«Nulle autre voix»: les douleurs des Algériennes sur scène
©Crédit Photo: Youcef Oufigou

Dans la salle intimiste du théâtre de l’Épée de Bois, au cœur de l’histoire française, résonne une pièce puissante et émouvante: Nulle autre voix. Inspirée de l’œuvre de Maïssa Bey, cette production franco-algérienne se dresse comme un témoignage percutant de la condition féminine en Algérie.
C’est sur un plancher de bois, dans une petite salle du théâtre de l’Épée de Bois, près du Château de Vincennes, qu’a été jouée, pour la première fois en France, la pièce de théâtre Nulle autre voix, directement inspirée de l’ouvrage de l’autrice Maïssa Bey.
Incarnée par Linda Chaib et chantée par Salah Gaoua, la pièce de théâtre est d’apparence sobre, mais sa densité est percutante tant au niveau de la performance des deux comédiens que du message porté par le roman de Maïssa Bey.
Au programme, la mise en scène de la femme algérienne lambda, étouffée par un patriarcat insupportable, qui décide de passer à l’acte, son couteau à la main.
À travers des tirades en prose, Linda Chaib décline les traits de personnalité de la protagoniste, la femme «hors-norme», abusée par un mari dont elle n’a jamais voulu.

Lorsque l’arme du crime fait couler le sang dans le salon, le soulagement est au rendez-vous. Dans un monologue dynamique, elle revient sur la peur ressentie et la paix d’avoir mis fin aux jours de son bourreau. Ici, la voix de Salah Gaoua vient ancrer les émotions dans le décor algérien de Tlemcen, Constantine, Oran… et toutes les villes où la condition féminine est mise à l’index par la société patriarcale.
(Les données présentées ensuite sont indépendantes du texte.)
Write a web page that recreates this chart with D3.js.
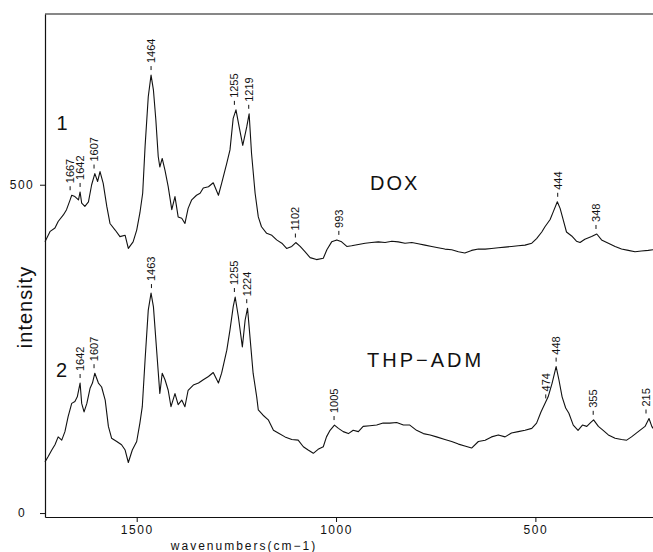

Lorsque la condamnation est prononcée par le juge, la femme hors norme est encore plus soulagée. Les 15 ans de réclusion criminelle n’indignent pas la protagoniste qui juge ce verdict «clément» et qui ne souhaite pas faire appel.
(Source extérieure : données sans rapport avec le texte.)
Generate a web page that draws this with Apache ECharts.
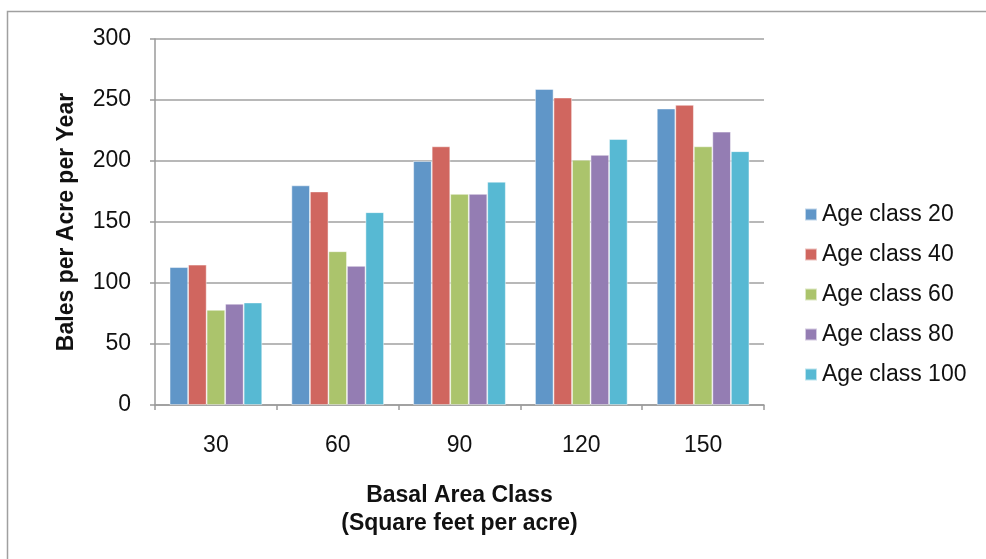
<!DOCTYPE html>
<html>
<head>
<meta charset="utf-8">
<script src="https://cdn.jsdelivr.net/npm/echarts@6/dist/echarts.min.js"></script>
<style>html,body{margin:0;padding:0;background:#fff;}#c{width:986px;height:559px;}</style>
</head>
<body>
<div id="c"></div>
<script>
const categories = ['30', '60', '90', '120', '150'];
const seriesNames = ['Age class 20', 'Age class 40', 'Age class 60', 'Age class 80', 'Age class 100'];
const age20 = [113, 180, 200, 259, 243];
const age40 = [115, 175, 212, 252, 246];
const age60 = [78, 126, 173, 201, 212];
const age80 = [83, 114, 173, 205, 224];
const age100 = [84, 158, 183, 218, 208];
const yTicks = [0, 50, 100, 150, 200, 250, 300];

const colors = ['#6096C8', '#D0665F', '#ABC46C', '#947DB3', '#57B9D3'];
const allData = [age20, age40, age60, age80, age100];
const font = '"Liberation Sans", Arial, Helvetica, sans-serif';

const chart = echarts.init(document.getElementById('c'));
chart.setOption({
  animation: false,
  color: colors,
  graphic: [{
    type: 'rect', left: 5, top: 9, z: -1,
    shape: { x: 0, y: 0, width: 1000, height: 600 },
    style: { fill: 'none', stroke: '#a0a0a0', lineWidth: 1.5 }
  }],
  grid: { left: 155, right: 222, top: 39, bottom: 154 },
  legend: {
    orient: 'vertical', left: 804, top: 203,
    itemWidth: 12, itemHeight: 12, itemGap: 17,
    icon: 'rect',
    padding: 0,
    textStyle: { fontFamily: font, fontSize: 23, color: '#111' },
    data: seriesNames
  },
  xAxis: {
    type: 'category', data: categories,
    name: 'Basal Area Class\n(Square feet per acre)',
    nameLocation: 'middle', nameGap: 77,
    nameTextStyle: { fontFamily: font, fontSize: 23, fontWeight: 'bold', color: '#111', lineHeight: 28 },
    axisLine: { lineStyle: { color: '#9a9a9a', width: 1.5 } },
    axisTick: { show: true, length: 5, lineStyle: { color: '#9a9a9a', width: 1.5 } },
    axisLabel: { fontFamily: font, fontSize: 23, color: '#111', margin: 29 }
  },
  yAxis: {
    type: 'value', min: 0, max: 300, interval: 50,
    name: 'Bales per Acre per Year',
    nameLocation: 'middle', nameGap: 77, nameRotate: 90,
    nameTextStyle: { fontFamily: font, fontSize: 23, fontWeight: 'bold', color: '#111' },
    axisLine: { show: true, lineStyle: { color: '#9a9a9a', width: 1.5 } },
    axisTick: { show: true, length: 5, lineStyle: { color: '#9a9a9a', width: 1.5 } },
    axisLabel: { fontFamily: font, fontSize: 23, color: '#111', margin: 24,
      formatter: v => yTicks.includes(v) ? String(v) : '' },
    splitLine: { lineStyle: { color: '#a0a0a0', width: 1.5 } }
  },
  series: seriesNames.map((n, i) => ({
    name: n, type: 'bar', data: allData[i],
    barGap: '0%', barCategoryGap: '24%',
    itemStyle: { color: colors[i], borderColor: 'rgba(255,255,255,0.6)', borderWidth: 0.8 }
  }))
});
</script>
</body>
</html>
Dans son monologue introspectif post-carcéral, la comédienne revient sur la réaction de sa mère qui désavoue sa fille qu’elle estime «sans aucune valeur» et à qui elle ne rend pas visite en prison, icône d’une femme qui fait prévaloir le rôle du mari en acceptant la soumission de la femme. Car toute sa vie, la femme a obéi à trois commandements, «tu ne toucheras pas à ton corps, tu ne toucheras pas au corps des autres, tu ne laisseras personne toucher à ton corps», souffle-t-elle, avant de poursuivre que son mariage, forcé par sa mère, a brisé le plafond de ces commandements.
D’autres femmes sont également incarnées par Linda Chaib durant la pièce de théâtre, notamment l’écrivaine Farida, souffrant de difficultés de langage et qui viennent souvent rendre visite au personnage principal après sa libération.
Les années de détention marquent la personnalité de la protagoniste: ses camarades de bagne lui montrent un nouvel aspect de la vie, chacune venant d’un milieu différent et se retrouvant en prison pour diverses raisons.
La pièce est une coproduction de l’Institut français de Tlemcen en Algérie, du Palais de la Culture et de la compagnie de théâtre El Ajouad. Une pièce d’une puissance rare jouée jusqu’au 23 décembre au théâtre de l’Épée de Bois, du jeudi au samedi à 21h et les samedis et dimanches à 16h30 pour les plus de 16 ans.